*RECORDED DATA*:
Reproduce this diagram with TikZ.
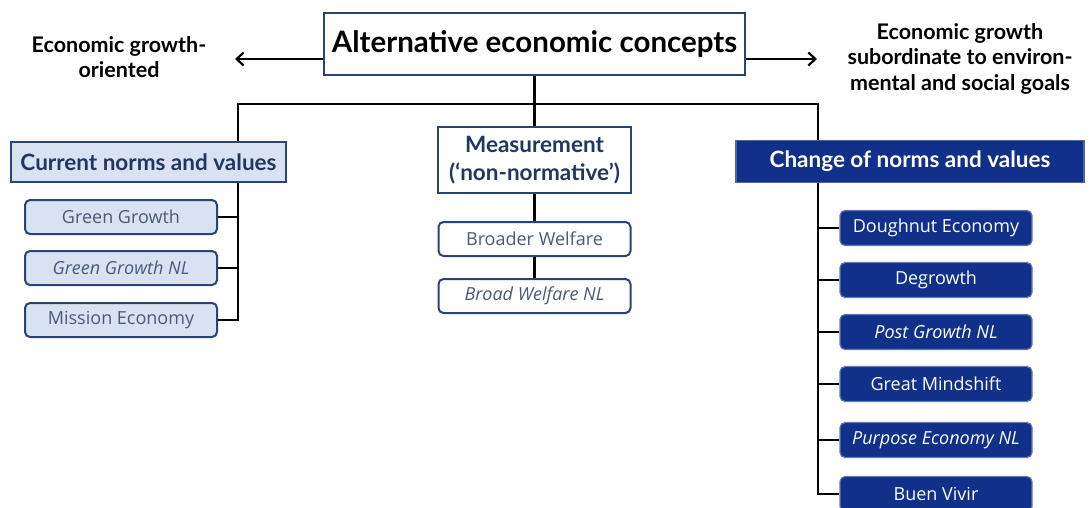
\documentclass[tikz,border=0pt]{standalone}
\usepackage{fontspec}
\setmainfont{Open Sans}
\newfontfamily\headfont{Lato}
\usetikzlibrary{arrows.meta}
\definecolor{navy}{HTML}{2B4474}
\definecolor{headtext}{HTML}{22375F}
\definecolor{lightblue}{HTML}{D9E2F3}
\definecolor{deepblue}{HTML}{10308A}
\definecolor{itemtext}{HTML}{4A5A78}
\begin{document}
\begin{tikzpicture}[x=1pt,y=-1pt,
  link/.style={line width=2.7pt, black, line join=miter},
  arrowline/.style={line width=2.4pt, black, -{Straight Barb[length=7pt,width=13pt,line width=2.2pt]}},
  sidetext/.style={font=\headfont\bfseries\fontsize{21.5}{25.5}\selectfont, align=center, text=black, inner sep=0},
  titlebox/.style={draw=navy, line width=2pt, fill=white, minimum width=421, minimum height=62, inner sep=0,
    font=\headfont\bfseries\fontsize{29.5}{33}\selectfont, text=black},
  headbox/.style={draw=navy, line width=2pt, inner sep=0, align=center, text=headtext,
    font=\headfont\bfseries\fontsize{22.5}{27.5}\selectfont},
  curhead/.style={headbox, fill=lightblue, minimum width=275, minimum height=40},
  meashead/.style={headbox, fill=white, minimum width=193, minimum height=66},
  chghead/.style={headbox, fill=deepblue, draw=deepblue!75!white, line width=1.2pt, text=white,
    minimum width=348, minimum height=42},
  itembox/.style={rounded corners=5pt, minimum width=192, minimum height=34, inner sep=0,
    font=\fontsize{18}{21}\selectfont},
  curitem/.style={itembox, draw=navy, line width=2pt, fill=lightblue, text=itemtext},
  measitem/.style={itembox, draw=navy, line width=2pt, fill=white, text=itemtext},
  chgitem/.style={itembox, draw=deepblue!65!white, line width=1.2pt, fill=deepblue, text=white, minimum height=35}
]
\useasboundingbox (0,0) rectangle (1090,507);
\clip (0,0) rectangle (1090,507);

% top concept and the two directions
\node[titlebox] (title) at (534.5,44) {Alternative economic concepts};
\node[sidetext] (lefttext) at (119,57) {Economic growth-\\oriented};
\node[sidetext] (righttext) at (960,58.5) {Economic growth\\subordinate to environ-\\mental and social goals};
\coordinate (ltip) at (235,59);
\coordinate (rtip) at (817,59);
\draw[arrowline] (title.west |- ltip) -- (ltip);
\draw[arrowline] (title.east |- rtip) -- (rtip);

% three branch headers
\node[curhead] (cur) at (148.5,162) {Current norms and values};
\node[meashead] (meas) at (534.5,160) {Measurement\\(‘non-normative’)};
\node[chghead] (chg) at (910,161.5) {Change of norms and values};

% left branch items
\node[curitem] (gg) at (121,217) {Green Growth};
\node[curitem] (ggnl) at (121,268) {\itshape Green Growth NL};
\node[curitem] (mis) at (121,320) {Mission Economy};

% middle branch items
\node[measitem] (bw) at (534.5,239) {Broader Welfare};
\node[measitem] (bwnl) at (534.5,296) {\itshape Broad Welfare NL};

% right branch items
\node[chgitem] (dn) at (936,228) {Doughnut Economy};
\node[chgitem] (dg) at (936,280) {Degrowth};
\node[chgitem] (pg) at (936,332) {\itshape Post Growth NL};
\node[chgitem] (gm) at (936,384) {Great Mindshift};
\node[chgitem] (pe) at (936,440) {\itshape Purpose Economy NL};
\node[chgitem] (bv) at (936,494) {Buen Vivir};

% connectors
\coordinate (lbus) at (238,104);
\coordinate (rbus) at (818,104);
\draw[link] (title.south) -- (meas.north);
\draw[link] (cur.north -| lbus) -- (lbus) -- (rbus) -- (chg.north -| rbus);
\draw[link] (cur.south -| lbus) -- (lbus |- mis.east) -- (mis.east);
\draw[link] (gg.east) -- (gg.east -| lbus);
\draw[link] (ggnl.east) -- (ggnl.east -| lbus);
\draw[link] (meas.south) -- (bw.north);
\draw[link] (bw.south) -- (bwnl.north);
\draw[link] (chg.south -| rbus) -- (rbus |- bv.west) -- (bv.west);
\foreach \n in {dn,dg,pg,gm,pe}
  \draw[link] (\n.west -| rbus) -- (\n.west);
\end{tikzpicture}
\end{document}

*REQUIREMENT*:
Reproduce every line above as written, skipping pictures.

*FULL SOLUTION*:
Reproduce this diagram with TikZ.
\documentclass[tikz,border=0pt]{standalone}
\usepackage{fontspec}
\setmainfont{Open Sans}
\newfontfamily\headfont{Lato}
\usetikzlibrary{arrows.meta}
\definecolor{navy}{HTML}{2B4474}
\definecolor{headtext}{HTML}{22375F}
\definecolor{lightblue}{HTML}{D9E2F3}
\definecolor{deepblue}{HTML}{10308A}
\definecolor{itemtext}{HTML}{4A5A78}
\begin{document}
\begin{tikzpicture}[x=1pt,y=-1pt,
  link/.style={line width=2.7pt, black, line join=miter},
  arrowline/.style={line width=2.4pt, black, -{Straight Barb[length=7pt,width=13pt,line width=2.2pt]}},
  sidetext/.style={font=\headfont\bfseries\fontsize{21.5}{25.5}\selectfont, align=center, text=black, inner sep=0},
  titlebox/.style={draw=navy, line width=2pt, fill=white, minimum width=421, minimum height=62, inner sep=0,
    font=\headfont\bfseries\fontsize{29.5}{33}\selectfont, text=black},
  headbox/.style={draw=navy, line width=2pt, inner sep=0, align=center, text=headtext,
    font=\headfont\bfseries\fontsize{22.5}{27.5}\selectfont},
  curhead/.style={headbox, fill=lightblue, minimum width=275, minimum height=40},
  meashead/.style={headbox, fill=white, minimum width=193, minimum height=66},
  chghead/.style={headbox, fill=deepblue, draw=deepblue!75!white, line width=1.2pt, text=white,
    minimum width=348, minimum height=42},
  itembox/.style={rounded corners=5pt, minimum width=192, minimum height=34, inner sep=0,
    font=\fontsize{18}{21}\selectfont},
  curitem/.style={itembox, draw=navy, line width=2pt, fill=lightblue, text=itemtext},
  measitem/.style={itembox, draw=navy, line width=2pt, fill=white, text=itemtext},
  chgitem/.style={itembox, draw=deepblue!65!white, line width=1.2pt, fill=deepblue, text=white, minimum height=35}
]
\useasboundingbox (0,0) rectangle (1090,507);
\clip (0,0) rectangle (1090,507);

% top concept and the two directions
\node[titlebox] (title) at (534.5,44) {Alternative economic concepts};
\node[sidetext] (lefttext) at (119,57) {Economic growth-\\oriented};
\node[sidetext] (righttext) at (960,58.5) {Economic growth\\subordinate to environ-\\mental and social goals};
\coordinate (ltip) at (235,59);
\coordinate (rtip) at (817,59);
\draw[arrowline] (title.west |- ltip) -- (ltip);
\draw[arrowline] (title.east |- rtip) -- (rtip);

% three branch headers
\node[curhead] (cur) at (148.5,162) {Current norms and values};
\node[meashead] (meas) at (534.5,160) {Measurement\\(‘non-normative’)};
\node[chghead] (chg) at (910,161.5) {Change of norms and values};

% left branch items
\node[curitem] (gg) at (121,217) {Green Growth};
\node[curitem] (ggnl) at (121,268) {\itshape Green Growth NL};
\node[curitem] (mis) at (121,320) {Mission Economy};

% middle branch items
\node[measitem] (bw) at (534.5,239) {Broader Welfare};
\node[measitem] (bwnl) at (534.5,296) {\itshape Broad Welfare NL};

% right branch items
\node[chgitem] (dn) at (936,228) {Doughnut Economy};
\node[chgitem] (dg) at (936,280) {Degrowth};
\node[chgitem] (pg) at (936,332) {\itshape Post Growth NL};
\node[chgitem] (gm) at (936,384) {Great Mindshift};
\node[chgitem] (pe) at (936,440) {\itshape Purpose Economy NL};
\node[chgitem] (bv) at (936,494) {Buen Vivir};

% connectors
\coordinate (lbus) at (238,104);
\coordinate (rbus) at (818,104);
\draw[link] (title.south) -- (meas.north);
\draw[link] (cur.north -| lbus) -- (lbus) -- (rbus) -- (chg.north -| rbus);
\draw[link] (cur.south -| lbus) -- (lbus |- mis.east) -- (mis.east);
\draw[link] (gg.east) -- (gg.east -| lbus);
\draw[link] (ggnl.east) -- (ggnl.east -| lbus);
\draw[link] (meas.south) -- (bw.north);
\draw[link] (bw.south) -- (bwnl.north);
\draw[link] (chg.south -| rbus) -- (rbus |- bv.west) -- (bv.west);
\foreach \n in {dn,dg,pg,gm,pe}
  \draw[link] (\n.west -| rbus) -- (\n.west);
\end{tikzpicture}
\end{document}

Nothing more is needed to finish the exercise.